Деморализованная стремительным натиском подруги, Елена покорно поплелась по коридору.
– Что, так и пойдешь?
– А как надо?
– Погоди…
Самарина занырнула в подсобку и через пару секунд возвратилась с сумочкой Лены и с одним из раздобытых в ДЛТ свертков.
– Держи, моську подкрась. А вот это наденешь.
– Что это?
– Вот словно чувствовала, помимо чулок кофточку новую прикупила. Давай-давай, мойся-переодевайся. А мы тебя здесь ждем… Фффу, Ленка, ну как же от тебя воняет!
– Да, но…
– И никаких «но»!
* * *
Внимательнейшим образом ознакомившись с отчетом Кудрявцева, Петр Семенович незамедлительно затребовал на ковер Синюгина.
То был большой, грузный человек с гладко обритым, лоснящимся черепом. Холеное лицо его, с отвислыми щеками и тяжелыми мешками под глазами, несло на себе отпечаток сытости и самодовольства. Словом, Синюгин являл собой типичного представителя «кабинетного оперативного работника», звезд с неба не хватающего, зато старательно подбирающего чужие упавшие. А уж сколько таковых в управлении «упало» в период чисток 1937–1939 гг., лучше не вспоминать. Как пелось в покамест малоизвестной широким кругам песне, «навеки умолкли веселые хлопцы – в живых я остался один» [17] …
– …Завтра Иващенко передаст твоим, Ван Ваныч, орлам на доследствие материалы по Сортировочной. Ты в курсе за эту историю?
– В общих чертах.
– Валентин Сергеевич склонен думать, что там имели место быть техническая неисправность и ошибка работника депо. Но лично МНЕ кажется, не все так просто. Знаешь, как это бывает? Всё вышло случайно, хотя на самом деле так и планировалось?
– Виноват. Яне вполне… э-э-э-э… – Синюгин скорчил гримасу, должную, по его мнению, отображать мучительную работу мысли.
Томашевский гримасу считал и внутренне ругнулся. Болезненно припомнив, что с сидящим напротив выдвиженцем тонкие намеки не срабатывают. Тут надобно разжевывать предельно конкретно.
– Есть информация, что к этому ЧП, более смахивающему на диверсию, может быть причастен инженер-путеец Алексеев. Вот этот самый.

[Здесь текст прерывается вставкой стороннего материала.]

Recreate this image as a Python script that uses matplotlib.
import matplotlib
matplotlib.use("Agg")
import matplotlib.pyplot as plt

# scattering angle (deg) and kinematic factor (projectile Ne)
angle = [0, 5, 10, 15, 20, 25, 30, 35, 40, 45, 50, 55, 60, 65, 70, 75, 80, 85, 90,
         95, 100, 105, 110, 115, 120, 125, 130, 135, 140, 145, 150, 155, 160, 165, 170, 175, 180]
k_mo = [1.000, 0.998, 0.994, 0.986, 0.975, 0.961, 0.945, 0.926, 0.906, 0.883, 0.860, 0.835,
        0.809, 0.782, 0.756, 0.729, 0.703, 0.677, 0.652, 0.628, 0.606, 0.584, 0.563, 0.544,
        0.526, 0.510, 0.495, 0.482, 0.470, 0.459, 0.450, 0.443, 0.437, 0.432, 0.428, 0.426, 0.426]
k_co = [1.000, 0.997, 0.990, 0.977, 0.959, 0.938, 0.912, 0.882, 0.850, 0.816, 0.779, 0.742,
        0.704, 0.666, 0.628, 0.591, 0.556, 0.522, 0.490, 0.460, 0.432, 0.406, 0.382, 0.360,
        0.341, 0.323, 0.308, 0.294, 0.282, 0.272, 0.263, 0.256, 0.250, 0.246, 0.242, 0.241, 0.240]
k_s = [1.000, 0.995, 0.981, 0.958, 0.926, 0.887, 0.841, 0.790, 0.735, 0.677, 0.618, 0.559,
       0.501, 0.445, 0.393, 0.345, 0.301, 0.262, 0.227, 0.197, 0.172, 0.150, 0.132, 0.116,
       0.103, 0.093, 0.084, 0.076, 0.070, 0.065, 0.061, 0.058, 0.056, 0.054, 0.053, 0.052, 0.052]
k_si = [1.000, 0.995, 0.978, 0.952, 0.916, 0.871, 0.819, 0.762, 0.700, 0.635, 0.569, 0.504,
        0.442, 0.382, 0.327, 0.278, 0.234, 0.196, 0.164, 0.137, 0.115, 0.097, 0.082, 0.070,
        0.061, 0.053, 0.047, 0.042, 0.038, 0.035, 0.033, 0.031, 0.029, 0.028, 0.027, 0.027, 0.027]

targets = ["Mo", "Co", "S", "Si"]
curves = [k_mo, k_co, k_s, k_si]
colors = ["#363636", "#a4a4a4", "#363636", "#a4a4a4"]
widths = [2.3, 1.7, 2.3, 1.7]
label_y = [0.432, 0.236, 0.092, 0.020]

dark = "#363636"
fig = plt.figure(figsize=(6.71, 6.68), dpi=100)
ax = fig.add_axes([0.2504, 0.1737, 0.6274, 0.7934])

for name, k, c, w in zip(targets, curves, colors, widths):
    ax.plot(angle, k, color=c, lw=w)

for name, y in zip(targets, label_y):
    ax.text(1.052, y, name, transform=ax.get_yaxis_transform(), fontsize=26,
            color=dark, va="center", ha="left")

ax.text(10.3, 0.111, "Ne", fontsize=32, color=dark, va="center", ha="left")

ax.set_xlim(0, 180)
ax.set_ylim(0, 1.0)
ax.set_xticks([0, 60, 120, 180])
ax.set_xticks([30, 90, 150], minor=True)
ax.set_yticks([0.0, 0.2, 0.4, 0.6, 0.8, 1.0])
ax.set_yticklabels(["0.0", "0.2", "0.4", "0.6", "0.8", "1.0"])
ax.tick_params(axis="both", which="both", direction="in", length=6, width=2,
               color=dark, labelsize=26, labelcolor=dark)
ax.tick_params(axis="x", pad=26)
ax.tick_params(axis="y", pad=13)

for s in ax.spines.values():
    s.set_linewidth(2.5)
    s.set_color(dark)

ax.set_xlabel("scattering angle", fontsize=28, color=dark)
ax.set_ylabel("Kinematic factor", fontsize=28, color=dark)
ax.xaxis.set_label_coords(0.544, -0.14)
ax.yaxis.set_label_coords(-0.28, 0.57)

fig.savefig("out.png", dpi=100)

Читай где подчеркнуто.
Старательно шевеля губами, Синюгин прошелся по выделенному тексту.
Не постигнув сути, он невольно перекинул взгляд в начало документа, намереваясь добрать информацию из «шапочного» зачина, но Томашевский эту уловку решительно пресек:
– Отставить! Прочее тебе пока знать необязательно.
– Виноват.
– Короче, в ближайшее время нужно брать этого инженера. Равно как сцепщика Истомина и дежурившего в тот день механика мастерских Штильмана. И уже здесь, у нас, поработать с этими железнодорожниками плотнее. Как говорится, гуртом и батьку мутузить сподручнее.

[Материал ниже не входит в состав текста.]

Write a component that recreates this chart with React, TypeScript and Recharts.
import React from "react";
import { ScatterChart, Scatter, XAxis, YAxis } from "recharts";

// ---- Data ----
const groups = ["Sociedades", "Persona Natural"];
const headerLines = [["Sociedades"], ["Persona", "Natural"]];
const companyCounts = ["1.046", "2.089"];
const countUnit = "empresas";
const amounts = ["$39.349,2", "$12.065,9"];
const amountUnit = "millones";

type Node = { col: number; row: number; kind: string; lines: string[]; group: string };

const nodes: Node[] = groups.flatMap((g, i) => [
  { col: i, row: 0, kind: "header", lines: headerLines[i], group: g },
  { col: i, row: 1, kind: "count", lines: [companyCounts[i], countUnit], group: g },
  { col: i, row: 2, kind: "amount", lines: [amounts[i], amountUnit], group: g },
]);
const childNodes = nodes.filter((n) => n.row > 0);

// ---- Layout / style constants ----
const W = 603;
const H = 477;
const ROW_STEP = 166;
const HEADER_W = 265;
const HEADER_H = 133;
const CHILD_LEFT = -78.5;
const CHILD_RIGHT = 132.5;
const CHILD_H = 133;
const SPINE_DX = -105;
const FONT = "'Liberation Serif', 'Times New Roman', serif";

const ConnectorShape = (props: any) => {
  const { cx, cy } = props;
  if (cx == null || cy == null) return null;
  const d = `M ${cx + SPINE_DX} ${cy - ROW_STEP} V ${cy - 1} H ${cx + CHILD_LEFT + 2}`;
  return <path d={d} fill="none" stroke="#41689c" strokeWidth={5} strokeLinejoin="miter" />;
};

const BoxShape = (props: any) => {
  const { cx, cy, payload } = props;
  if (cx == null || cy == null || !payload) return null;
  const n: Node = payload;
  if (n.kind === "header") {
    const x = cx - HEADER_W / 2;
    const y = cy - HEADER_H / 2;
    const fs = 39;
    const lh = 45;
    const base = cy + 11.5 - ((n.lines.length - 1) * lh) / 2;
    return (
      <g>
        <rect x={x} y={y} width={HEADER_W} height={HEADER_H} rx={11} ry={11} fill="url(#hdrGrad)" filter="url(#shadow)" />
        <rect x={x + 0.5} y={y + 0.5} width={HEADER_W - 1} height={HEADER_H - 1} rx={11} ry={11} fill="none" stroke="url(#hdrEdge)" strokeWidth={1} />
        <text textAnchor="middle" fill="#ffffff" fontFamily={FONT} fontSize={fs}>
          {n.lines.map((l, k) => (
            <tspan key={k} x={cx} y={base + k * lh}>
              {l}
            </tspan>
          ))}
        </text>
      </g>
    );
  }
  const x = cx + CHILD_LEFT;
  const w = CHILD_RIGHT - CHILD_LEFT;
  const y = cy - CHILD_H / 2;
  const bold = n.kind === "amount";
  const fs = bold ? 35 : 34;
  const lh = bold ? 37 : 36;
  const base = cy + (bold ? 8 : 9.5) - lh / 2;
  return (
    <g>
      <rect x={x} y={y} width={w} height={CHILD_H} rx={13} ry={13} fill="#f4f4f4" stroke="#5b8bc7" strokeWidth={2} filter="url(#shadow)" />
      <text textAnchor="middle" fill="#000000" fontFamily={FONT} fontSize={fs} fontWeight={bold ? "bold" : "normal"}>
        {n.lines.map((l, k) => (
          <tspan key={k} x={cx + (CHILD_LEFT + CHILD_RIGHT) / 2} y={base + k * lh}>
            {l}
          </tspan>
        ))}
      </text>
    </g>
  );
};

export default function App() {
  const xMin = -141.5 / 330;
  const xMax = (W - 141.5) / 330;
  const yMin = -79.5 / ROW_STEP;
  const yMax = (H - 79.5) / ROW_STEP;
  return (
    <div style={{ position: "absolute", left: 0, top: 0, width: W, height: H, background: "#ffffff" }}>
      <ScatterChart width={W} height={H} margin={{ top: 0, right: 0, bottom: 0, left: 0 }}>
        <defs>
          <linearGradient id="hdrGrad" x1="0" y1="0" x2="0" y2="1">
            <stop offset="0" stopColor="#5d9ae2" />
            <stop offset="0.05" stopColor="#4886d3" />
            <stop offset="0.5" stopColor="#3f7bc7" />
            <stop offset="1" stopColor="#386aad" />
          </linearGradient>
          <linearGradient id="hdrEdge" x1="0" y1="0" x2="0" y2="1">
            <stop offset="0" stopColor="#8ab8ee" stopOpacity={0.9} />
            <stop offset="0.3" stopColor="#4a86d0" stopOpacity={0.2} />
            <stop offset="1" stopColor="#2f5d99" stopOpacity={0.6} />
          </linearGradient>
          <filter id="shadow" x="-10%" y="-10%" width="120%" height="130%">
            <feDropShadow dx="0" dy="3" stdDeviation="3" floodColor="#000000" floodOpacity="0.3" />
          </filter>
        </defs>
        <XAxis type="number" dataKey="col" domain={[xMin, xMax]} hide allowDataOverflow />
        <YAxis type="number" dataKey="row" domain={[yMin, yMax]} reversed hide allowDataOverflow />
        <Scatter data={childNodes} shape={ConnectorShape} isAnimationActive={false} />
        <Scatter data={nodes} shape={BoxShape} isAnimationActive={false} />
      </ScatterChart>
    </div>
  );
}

Последняя фраза была произнесена хоть и цинично, но зато вполне откровенно.
– А-а-а?.. Э-э-э… Сцепщик, механик – оно понятно. Но вот… – Откровенности начальства Синюгин не оценил. Точнее – не распознал. – А что там за… информация? Я к тому, что Алексеев вроде как не имеет прямого отношения к Сортировке?
– Алексеев числится по железнодорожному ведомству с 1918 года, – едва сдерживаясь, на пальцах начал раскладывать Томашевский. – Следовательно, за эти годы был знаком с огромным количеством обслуживающего технического персонала – как нынешнего, так и бывшего. Равно как досконально знает местные тонкости и нюансы. Включая посты охраны и пути подхода-отхода к станциям. Смекаешь, куда клоню?